The battle for the skies is shaping up in the East African region as airlines upgrade their fleet and expand destinations, setting the stage for heightened competition with established carriers such as Kenya Airways (KQ).
The regional airlines are also expanding their interline agreement with foreign carriers as they seek to increase their reach through codeshare.
The interline agreements and expansion of routes, mean that travellers from countries such as Uganda and Tanzania, no longer have to transit via Jomo Kenyatta International Airport to destinations where their local carriers do not fly.
Uganda Airlines, which resumed operations less than two years ago has for the first time started flights to South Africa and Dubai routes after plying within the region since its inauguration.
The Entebbe-based carrier begun the Dubai route a fortnight ago with three flights, and now wants to increase the frequencies from the current three weekly to four or five as the demand on the route grows.
“We are flying a 285-seater craft and on the first day, we flew just 80 people. On the second day, we flew 220 passengers. You can only grow a route depending on the frequency you fly and the market reaction. We will stimulate the route to about four or five times a week,” the airline’s acting chief executive Jennifer Bamuturaki said in an interview with the East African.
Emirates codeshare pact
Dubai is the carrier’s first long-haul intercontinental route, and it’s banking on high number of passengers and frequencies to maintain that destination.
The Ugandan carrier recently entered into a codeshare agreement with Emirates, allowing passengers to fly either carrier on the Entebbe-Dubai route and fly and connect with Uganda Airlines to East Africa.

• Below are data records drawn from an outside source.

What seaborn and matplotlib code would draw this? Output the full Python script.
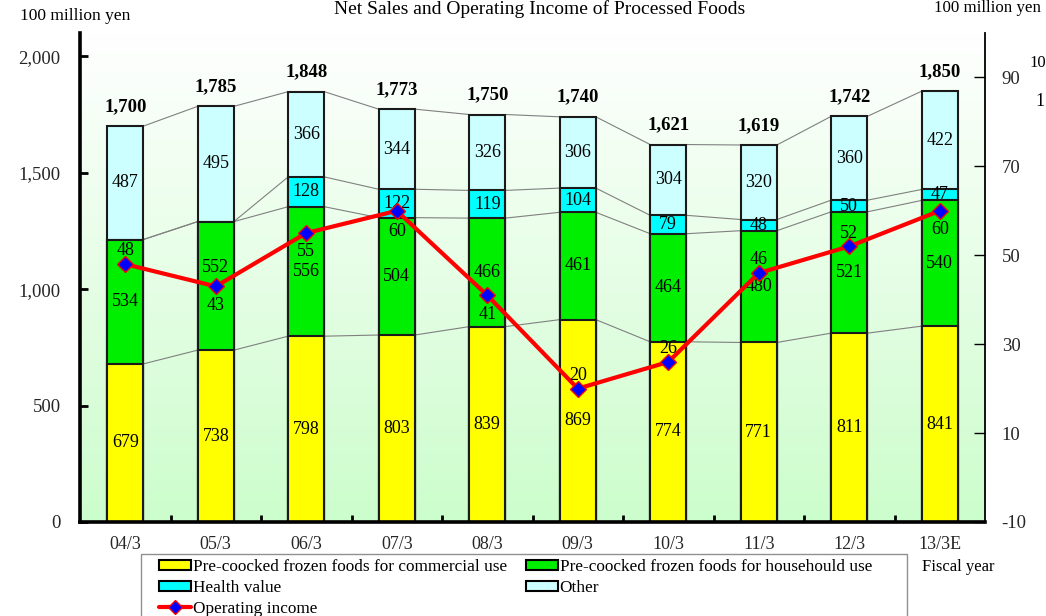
import numpy as np
import pandas as pd
import matplotlib
matplotlib.use("Agg")
import matplotlib.pyplot as plt
from matplotlib.colors import LinearSegmentedColormap
from matplotlib.patches import Patch, Rectangle
from matplotlib.lines import Line2D
import seaborn as sns

# ---------------- data ----------------
years = ["04/3", "05/3", "06/3", "07/3", "08/3", "09/3", "10/3", "11/3", "12/3", "13/3E"]
commercial = [679, 738, 798, 803, 839, 869, 774, 771, 811, 841]
household = [534, 552, 556, 504, 466, 461, 464, 480, 521, 540]
health = [0, 0, 128, 122, 119, 104, 79, 48, 50, 47]
other = [487, 495, 366, 344, 326, 306, 304, 320, 360, 422]
totals = [1700, 1785, 1848, 1773, 1750, 1740, 1621, 1619, 1742, 1850]
op_income = [48, 43, 55, 60, 41, 20, 26, 46, 52, 60]
left_ticks = [0, 500, 1000, 1500, 2000]
left_tick_labels = ["0", "500", "1,000", "1,500", "2,000"]
right_ticks = [-10, 10, 30, 50, 70, 90]

# ------------- styling ----------------
sns.set_theme(style="white")
plt.rcParams["font.family"] = ["Liberation Serif", "DejaVu Serif"]
plt.rcParams["text.color"] = "black"

c_comm = "#FFFF00"
c_house = "#00EE00"
c_health = "#00FFFF"
c_other = "#CCFFFF"

fig = plt.figure(figsize=(10.46, 6.16), dpi=100)
ax = fig.add_axes([80 / 1046, 1 - 522 / 616, 905 / 1046, 489 / 616])

n = len(years)
xpos = np.arange(n)
lvl1 = np.array(commercial)
lvl2 = lvl1 + np.array(household)
lvl3 = lvl2 + np.array(health)
lvl4 = lvl3 + np.array(other)

# gradient background
cmap = LinearSegmentedColormap.from_list("bg", ["#FFFFFF", "#CCFDCC"])
grad = np.linspace(0, 1, 256).reshape(-1, 1)
ax.imshow(grad, extent=[-0.5, n - 0.5, 0, 2100], aspect="auto", cmap=cmap,
          origin="upper", zorder=0)

df = pd.DataFrame({"year": years, "l1": lvl1, "l2": lvl2, "l3": lvl3, "l4": lvl4})
bw = 0.4
for col, colr in [("l4", c_other), ("l3", c_health), ("l2", c_house), ("l1", c_comm)]:
    sns.barplot(data=df, x="year", y=col, order=years, color=colr, saturation=1,
                width=bw, edgecolor="#1a1a1a", linewidth=1.5, ax=ax, zorder=2)

# connector lines between bars
for lev in [lvl1, lvl2, lvl3, lvl4]:
    for i in range(n - 1):
        ax.plot([i + bw / 2, i + 1 - bw / 2], [lev[i], lev[i + 1]],
                color="#808080", lw=0.8, zorder=1.5)

# value labels
fs = 13
house_label_shift = [0, 13, 0, 0, 0, 0, 0, 0, 0, 0]  # points
for i in range(n):
    ax.text(i, commercial[i] / 2, str(commercial[i]), ha="center", va="center", fontsize=fs, zorder=5)
    ax.annotate(str(household[i]), (i, lvl1[i] + household[i] / 2), xytext=(0, house_label_shift[i]),
                textcoords="offset points", ha="center", va="center", fontsize=fs, zorder=5)
    if health[i] > 0:
        ax.text(i, lvl2[i] + health[i] / 2, str(health[i]), ha="center", va="center", fontsize=fs, zorder=5)
    ax.text(i, lvl3[i] + other[i] / 2, str(other[i]), ha="center", va="center", fontsize=fs, zorder=5)
    ax.annotate(f"{totals[i]:,}", (i, lvl4[i]), xytext=(0, 8), textcoords="offset points",
                ha="center", va="bottom", fontsize=13.5, fontweight="bold", zorder=5)

ax.set_xlim(-0.5, n - 0.5)
ax.set_ylim(0, 2100)
ax.set_xlabel("")
ax.set_ylabel("")
ax.set_yticks(left_ticks)
ax.set_yticklabels(left_tick_labels, fontsize=13.5)
ax.set_xticks(xpos)
ax.set_xticklabels(years, fontsize=13)
ax.set_xticks(np.arange(0.5, n - 1, 1.0), minor=True)
ax.tick_params(axis="x", which="major", length=0, pad=10)
ax.tick_params(axis="x", which="minor", direction="in", length=5, width=2, color="black", bottom=True)
ax.tick_params(axis="y", which="major", direction="in", length=6, width=2, color="black", pad=14, left=True)
for s in ["top", "right"]:
    ax.spines[s].set_visible(False)
for s in ["left", "bottom"]:
    ax.spines[s].set_linewidth(2.6)
    ax.spines[s].set_color("black")
ax.grid(False)

# operating income on right axis
ax2 = ax.twinx()
sns.lineplot(x=xpos, y=op_income, ax=ax2, color="red", lw=3, marker="D", markersize=8,
             markerfacecolor="blue", markeredgecolor="red", markeredgewidth=1, zorder=6)
ax2.set_ylim(-10, 100)
ax2.set_xlim(-0.5, n - 0.5)
ax2.set_yticks(right_ticks)
ax2.set_yticklabels([str(t) for t in right_ticks], fontsize=13.5)
ax2.tick_params(axis="y", direction="in", length=8, width=1, color="black", pad=12, right=True)
for s in ["top", "left", "bottom"]:
    ax2.spines[s].set_visible(False)
ax2.spines["right"].set_linewidth(1.3)
ax2.spines["right"].set_color("black")
ax2.grid(False)
ax2.set_ylabel("")

label_offsets = [9.5, -13.5, -13.5, -15, -13.5, 9.5, 9.5, 9.5, 9.5, -13.5]  # points
for i in range(n):
    ax2.annotate(str(op_income[i]), (i, op_income[i]), xytext=(0, label_offsets[i]),
                 textcoords="offset points", ha="center", va="center", fontsize=fs, zorder=7)

# figure texts
fig.text(540 / 1046, 1.0, "Net Sales and Operating Income of Processed Foods",
         ha="center", va="top", fontsize=14)
fig.text(20 / 1046, 1 - 16 / 616, "100 million yen", ha="left", va="center", fontsize=12.5)
fig.text(934 / 1046, 1 - 8 / 616, "100 million yen", ha="left", va="center", fontsize=12.2)
fig.text(1029 / 1046, 1 - 63 / 616, "10", ha="left", va="center", fontsize=12)
fig.text(1035 / 1046, 1 - 102 / 616, "1", ha="left", va="center", fontsize=13)
fig.text(922 / 1046, 1 - 567 / 616, "Fiscal year", ha="left", va="center", fontsize=12)

# legend frame (extends past bottom edge as in the reference)
fig.patches.append(Rectangle((141 / 1046, -0.05), 766 / 1046, (616 - 554) / 616 + 0.05,
                             transform=fig.transFigure, facecolor="white",
                             edgecolor="#909090", linewidth=1, zorder=0))

handles = [
    Patch(facecolor=c_comm, edgecolor="black", linewidth=1.5),
    Patch(facecolor=c_health, edgecolor="black", linewidth=1.5),
    Line2D([0], [0], color="red", lw=3, marker="D", markersize=7,
           markerfacecolor="blue", markeredgecolor="red"),
    Patch(facecolor=c_house, edgecolor="black", linewidth=1.5),
    Patch(facecolor=c_other, edgecolor="black", linewidth=1.5),
]
labels = [
    "Pre-coocked frozen foods for commercial use",
    "Health value",
    "Operating income",
    "Pre-coocked frozen foods for househould use",
    "Other",
]
leg = fig.legend(handles, labels, ncol=2, loc="upper left",
                 bbox_to_anchor=(159 / 1046, 1 - 559 / 616), fontsize=12.4,
                 frameon=False, handlelength=1.86, handleheight=0.52, handletextpad=0.1,
                 labelspacing=0.28, borderpad=0, columnspacing=1.1, borderaxespad=0)

fig.savefig("out.png", dpi=100)
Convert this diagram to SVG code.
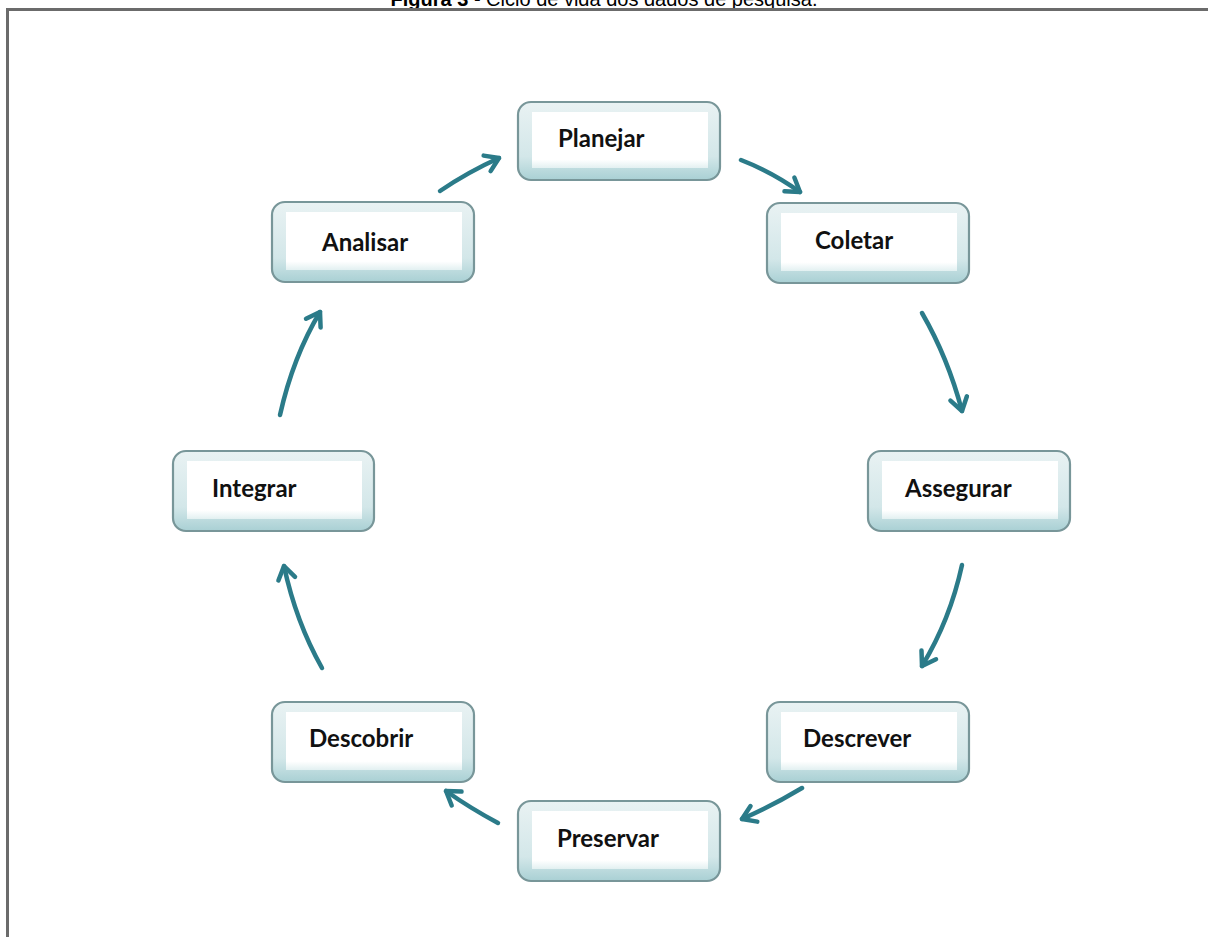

Also, early this month, Air Tanzania received a delivery of two Airbus A220-300 aircraft lifting the number of this model of airbus in its fleet to four. Air Tanzania first took delivery of the A220 in December 2018, becoming the first African operator to have this type in their fleet.
The Tanzanian carrier is now ready to expand its international reach with additional aircraft that now raises its fleet to slightly over 10.
“With the addition of the A220 in our fleet, we are confident that we will expand our footprint in the growing African markets and beyond, as we unlock additional routes and regain our position as a key player in the African air transport market,” said Ladislaus Matindi, Air Tanzania managing director in a statement.
KQ-South African Airways pact
Air Tanzania and Air India early this year announced an interline agreement between the two carriers aimed at increasing connectivity for customers of both airlines.
Kenya Airways last month signed a memorandum of cooperation with South African Airways with the view to forming a pan-African Airline in future.
The cooperation will see the two carriers look at possible ways of aligning their cargo, passenger and other commercial services in order to form a single entity that will benefit from the huge market where the two airlines operate.
The carriers say the partnership will see an increase in passenger traffic, cargo opportunities, and general trade by taking advantage of strengths in South Africa, Kenya, and Africa.
Last year, Kenya Airways received permission to operate direct cargo flights between Johannesburg and other Southern Africa capitals, capitalising on the absence of South African Airways to serve that market.